▶ _THE REQUEST_
Without including the pictures, copy out every line below.

▶ _DATA_
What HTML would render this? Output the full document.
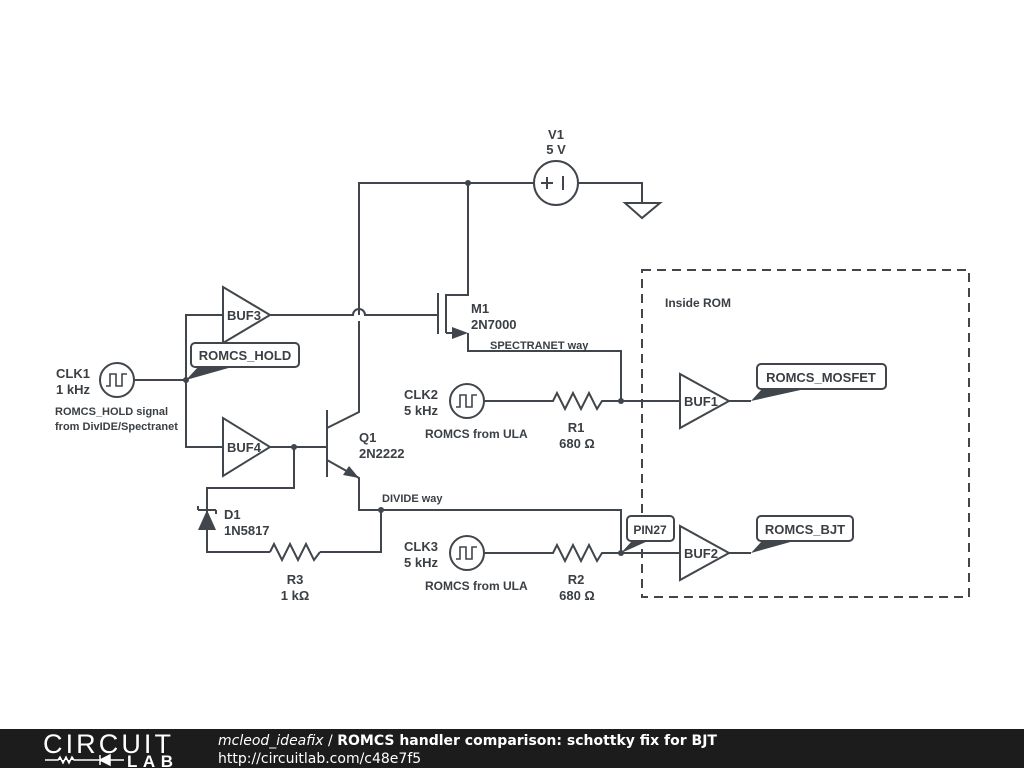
<!DOCTYPE html>
<html><head><meta charset="utf-8"><style>
html,body{margin:0;padding:0;background:#fff;width:1024px;height:768px;overflow:hidden}
svg text{font-family:"Liberation Sans",Arial,sans-serif;font-weight:bold;fill:#3a3f44}
</style></head><body>
<svg width="1024" height="768" viewBox="0 0 1024 768" xmlns="http://www.w3.org/2000/svg">
<path d="M642,270 H969 V597 H642 Z" fill="none" stroke="#40464b" stroke-width="2" stroke-dasharray="9,6"/>
<g fill="none" stroke="#40464b" stroke-width="2">
<!-- top rail -->
<path d="M359,315 V183 H534 M578,183 H642 V203"/>
<path d="M625,203 H660 L642,218 Z"/>
<circle cx="556" cy="183" r="22"/>
<path d="M541,183 H553 M547,177 V189 M563,176 V190"/>
<!-- M1 -->
<path d="M468,183 V295 H446 V333 M438,293 V334 M446,333 H452 M468,333 V351 H621 V401"/>
<path d="M270,315 H353 A6,6 0 0 1 365,315 H438"/>
<!-- Q1 -->
<path d="M359,321 V412 L327,428 M327,410 V477 M327,460 L359,478 V510 H621 V553"/>
<!-- BUF3/BUF4 -->
<path d="M223,287 V343 L270,315 Z M223,418 V476 L270,447 Z"/>
<path d="M223,315 H186 V447 H223 M135,380 H186 M270,447 H327 M294,447 V488 H207 V552 H270 M320,552 H381 V510"/>
<path d="M270,552 l4,-8 8,16 8,-16 8,16 8,-16 8,16 6,-8"/>
<!-- diode -->
<path d="M198,510 H216 M198,510 V506 M216,510 V514"/>
<!-- CLK circles -->
<circle cx="117" cy="380" r="17"/>
<path d="M106,386 H110 V374 H116 V386 H122 V374 H127" stroke-width="1.6"/>
<circle cx="467" cy="401" r="17"/>
<path d="M456,407 H460 V395 H466 V407 H472 V395 H477" stroke-width="1.6"/>
<circle cx="467" cy="553" r="17"/>
<path d="M456,559 H460 V547 H466 V559 H472 V547 H477" stroke-width="1.6"/>
<!-- R1 R2 -->
<path d="M484,401 H553 l4,-8 8,16 8,-16 8,16 8,-16 8,16 5,-8 H680 M484,553 H553 l4,-8 8,16 8,-16 8,16 8,-16 8,16 5,-8 H680"/>
<!-- BUF1 BUF2 -->
<path d="M680,374 V428 L729,401 Z M680,526 V580 L729,553 Z M729,401 H751 M729,553 H751"/>
</g>
<g fill="#fff" stroke="#40464b" stroke-width="2">
<rect x="191" y="343" width="108" height="24" rx="4"/>
<rect x="757" y="364" width="129" height="25" rx="4"/>
<rect x="757" y="516" width="96" height="25" rx="4"/>
<rect x="627" y="516" width="47" height="25" rx="4"/>
</g>
<g fill="#40464b">
<circle cx="468" cy="183" r="3"/>
<circle cx="186" cy="380" r="3"/>
<circle cx="294" cy="447" r="3"/>
<circle cx="381" cy="510" r="3"/>
<circle cx="621" cy="401" r="3"/>
<circle cx="621" cy="553" r="3"/>
<path d="M186,380 L198,367 H232 Z"/>
<path d="M751,401 L762,389 H805 Z"/>
<path d="M751,553 L762,541 H794 Z"/>
<path d="M621,553 L632,541 H648 Z"/>
<path d="M468,333 L452,327 L452,339 Z"/>
<path d="M359,478 L343,475 L349,466 Z"/>
<path d="M207,510 L198,530 H216 Z"/>
</g>
<g font-size="13">
<text x="556" y="139" text-anchor="middle">V1</text>
<text x="556" y="154" text-anchor="middle">5 V</text>
<text x="471" y="313">M1</text>
<text x="471" y="329">2N7000</text>
<text x="56" y="378">CLK1</text>
<text x="56" y="394">1 kHz</text>
<text x="404" y="399">CLK2</text>
<text x="404" y="415">5 kHz</text>
<text x="404" y="551">CLK3</text>
<text x="404" y="567">5 kHz</text>
<text x="576" y="432" text-anchor="middle">R1</text>
<text x="577" y="448" text-anchor="middle">680 Ω</text>
<text x="576" y="584" text-anchor="middle">R2</text>
<text x="577" y="600" text-anchor="middle">680 Ω</text>
<text x="295" y="584" text-anchor="middle">R3</text>
<text x="295" y="600" text-anchor="middle">1 kΩ</text>
<text x="359" y="442">Q1</text>
<text x="359" y="458">2N2222</text>
<text x="224" y="519">D1</text>
<text x="224" y="535">1N5817</text>
<text x="227" y="320">BUF3</text>
<text x="227" y="452">BUF4</text>
<text x="684" y="406">BUF1</text>
<text x="684" y="558">BUF2</text>
<text x="245" y="360" text-anchor="middle">ROMCS_HOLD</text>
<text x="821" y="382" text-anchor="middle">ROMCS_MOSFET</text>
<text x="805" y="534" text-anchor="middle">ROMCS_BJT</text>
<text x="650" y="534" text-anchor="middle" font-size="12">PIN27</text>
<text x="425" y="438" font-size="12">ROMCS from ULA</text>
<text x="425" y="590" font-size="12">ROMCS from ULA</text>
<text x="665" y="307" font-size="12">Inside ROM</text>
</g>
<g font-size="11">
<text x="55" y="415">ROMCS_HOLD signal</text>
<text x="55" y="430">from DivIDE/Spectranet</text>
<text x="490" y="349">SPECTRANET way</text>
<text x="382" y="502">DIVIDE way</text>
</g>
<rect x="0" y="729" width="1024" height="39" fill="#1c1c1c"/>
<text x="43" y="753" font-size="27" style="font-weight:normal;fill:#fff;letter-spacing:2px" textLength="130">CIRCUIT</text>
<path d="M45,760 H58 l2,-3 3,6 3,-6 3,6 3,-6 2,3 H100 M100,755 V765 M100,760 L110,755 V765 Z M110,755 V765 M110,760 H124" stroke="#fff" stroke-width="1.5" fill="#fff"/>
<text x="127" y="767" font-size="17" style="fill:#fff" textLength="46">LAB</text>
<g style="font-family:'DejaVu Sans',sans-serif">
<text x="218" y="745" font-size="14" style="fill:#fff;font-family:'DejaVu Sans',sans-serif"><tspan font-style="italic" style="font-weight:normal">mcleod_ideafix</tspan><tspan style="font-weight:normal"> / </tspan>ROMCS handler comparison: schottky fix for BJT</text>
<text x="218" y="763" font-size="14" style="fill:#fff;font-weight:normal;font-family:'DejaVu Sans',sans-serif">http://circuitlab.com/c48e7f5</text>
</g>
</svg>
</body></html>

▶ _EXERCISE OUTPUT_
What HTML would render this? Output the full document.
<!DOCTYPE html>
<html><head><meta charset="utf-8"><style>
html,body{margin:0;padding:0;background:#fff;width:1024px;height:768px;overflow:hidden}
svg text{font-family:"Liberation Sans",Arial,sans-serif;font-weight:bold;fill:#3a3f44}
</style></head><body>
<svg width="1024" height="768" viewBox="0 0 1024 768" xmlns="http://www.w3.org/2000/svg">
<path d="M642,270 H969 V597 H642 Z" fill="none" stroke="#40464b" stroke-width="2" stroke-dasharray="9,6"/>
<g fill="none" stroke="#40464b" stroke-width="2">
<!-- top rail -->
<path d="M359,315 V183 H534 M578,183 H642 V203"/>
<path d="M625,203 H660 L642,218 Z"/>
<circle cx="556" cy="183" r="22"/>
<path d="M541,183 H553 M547,177 V189 M563,176 V190"/>
<!-- M1 -->
<path d="M468,183 V295 H446 V333 M438,293 V334 M446,333 H452 M468,333 V351 H621 V401"/>
<path d="M270,315 H353 A6,6 0 0 1 365,315 H438"/>
<!-- Q1 -->
<path d="M359,321 V412 L327,428 M327,410 V477 M327,460 L359,478 V510 H621 V553"/>
<!-- BUF3/BUF4 -->
<path d="M223,287 V343 L270,315 Z M223,418 V476 L270,447 Z"/>
<path d="M223,315 H186 V447 H223 M135,380 H186 M270,447 H327 M294,447 V488 H207 V552 H270 M320,552 H381 V510"/>
<path d="M270,552 l4,-8 8,16 8,-16 8,16 8,-16 8,16 6,-8"/>
<!-- diode -->
<path d="M198,510 H216 M198,510 V506 M216,510 V514"/>
<!-- CLK circles -->
<circle cx="117" cy="380" r="17"/>
<path d="M106,386 H110 V374 H116 V386 H122 V374 H127" stroke-width="1.6"/>
<circle cx="467" cy="401" r="17"/>
<path d="M456,407 H460 V395 H466 V407 H472 V395 H477" stroke-width="1.6"/>
<circle cx="467" cy="553" r="17"/>
<path d="M456,559 H460 V547 H466 V559 H472 V547 H477" stroke-width="1.6"/>
<!-- R1 R2 -->
<path d="M484,401 H553 l4,-8 8,16 8,-16 8,16 8,-16 8,16 5,-8 H680 M484,553 H553 l4,-8 8,16 8,-16 8,16 8,-16 8,16 5,-8 H680"/>
<!-- BUF1 BUF2 -->
<path d="M680,374 V428 L729,401 Z M680,526 V580 L729,553 Z M729,401 H751 M729,553 H751"/>
</g>
<g fill="#fff" stroke="#40464b" stroke-width="2">
<rect x="191" y="343" width="108" height="24" rx="4"/>
<rect x="757" y="364" width="129" height="25" rx="4"/>
<rect x="757" y="516" width="96" height="25" rx="4"/>
<rect x="627" y="516" width="47" height="25" rx="4"/>
</g>
<g fill="#40464b">
<circle cx="468" cy="183" r="3"/>
<circle cx="186" cy="380" r="3"/>
<circle cx="294" cy="447" r="3"/>
<circle cx="381" cy="510" r="3"/>
<circle cx="621" cy="401" r="3"/>
<circle cx="621" cy="553" r="3"/>
<path d="M186,380 L198,367 H232 Z"/>
<path d="M751,401 L762,389 H805 Z"/>
<path d="M751,553 L762,541 H794 Z"/>
<path d="M621,553 L632,541 H648 Z"/>
<path d="M468,333 L452,327 L452,339 Z"/>
<path d="M359,478 L343,475 L349,466 Z"/>
<path d="M207,510 L198,530 H216 Z"/>
</g>
<g font-size="13">
<text x="556" y="139" text-anchor="middle">V1</text>
<text x="556" y="154" text-anchor="middle">5 V</text>
<text x="471" y="313">M1</text>
<text x="471" y="329">2N7000</text>
<text x="56" y="378">CLK1</text>
<text x="56" y="394">1 kHz</text>
<text x="404" y="399">CLK2</text>
<text x="404" y="415">5 kHz</text>
<text x="404" y="551">CLK3</text>
<text x="404" y="567">5 kHz</text>
<text x="576" y="432" text-anchor="middle">R1</text>
<text x="577" y="448" text-anchor="middle">680 Ω</text>
<text x="576" y="584" text-anchor="middle">R2</text>
<text x="577" y="600" text-anchor="middle">680 Ω</text>
<text x="295" y="584" text-anchor="middle">R3</text>
<text x="295" y="600" text-anchor="middle">1 kΩ</text>
<text x="359" y="442">Q1</text>
<text x="359" y="458">2N2222</text>
<text x="224" y="519">D1</text>
<text x="224" y="535">1N5817</text>
<text x="227" y="320">BUF3</text>
<text x="227" y="452">BUF4</text>
<text x="684" y="406">BUF1</text>
<text x="684" y="558">BUF2</text>
<text x="245" y="360" text-anchor="middle">ROMCS_HOLD</text>
<text x="821" y="382" text-anchor="middle">ROMCS_MOSFET</text>
<text x="805" y="534" text-anchor="middle">ROMCS_BJT</text>
<text x="650" y="534" text-anchor="middle" font-size="12">PIN27</text>
<text x="425" y="438" font-size="12">ROMCS from ULA</text>
<text x="425" y="590" font-size="12">ROMCS from ULA</text>
<text x="665" y="307" font-size="12">Inside ROM</text>
</g>
<g font-size="11">
<text x="55" y="415">ROMCS_HOLD signal</text>
<text x="55" y="430">from DivIDE/Spectranet</text>
<text x="490" y="349">SPECTRANET way</text>
<text x="382" y="502">DIVIDE way</text>
</g>
<rect x="0" y="729" width="1024" height="39" fill="#1c1c1c"/>
<text x="43" y="753" font-size="27" style="font-weight:normal;fill:#fff;letter-spacing:2px" textLength="130">CIRCUIT</text>
<path d="M45,760 H58 l2,-3 3,6 3,-6 3,6 3,-6 2,3 H100 M100,755 V765 M100,760 L110,755 V765 Z M110,755 V765 M110,760 H124" stroke="#fff" stroke-width="1.5" fill="#fff"/>
<text x="127" y="767" font-size="17" style="fill:#fff" textLength="46">LAB</text>
<g style="font-family:'DejaVu Sans',sans-serif">
<text x="218" y="745" font-size="14" style="fill:#fff;font-family:'DejaVu Sans',sans-serif"><tspan font-style="italic" style="font-weight:normal">mcleod_ideafix</tspan><tspan style="font-weight:normal"> / </tspan>ROMCS handler comparison: schottky fix for BJT</text>
<text x="218" y="763" font-size="14" style="fill:#fff;font-weight:normal;font-family:'DejaVu Sans',sans-serif">http://circuitlab.com/c48e7f5</text>
</g>
</svg>
</body></html>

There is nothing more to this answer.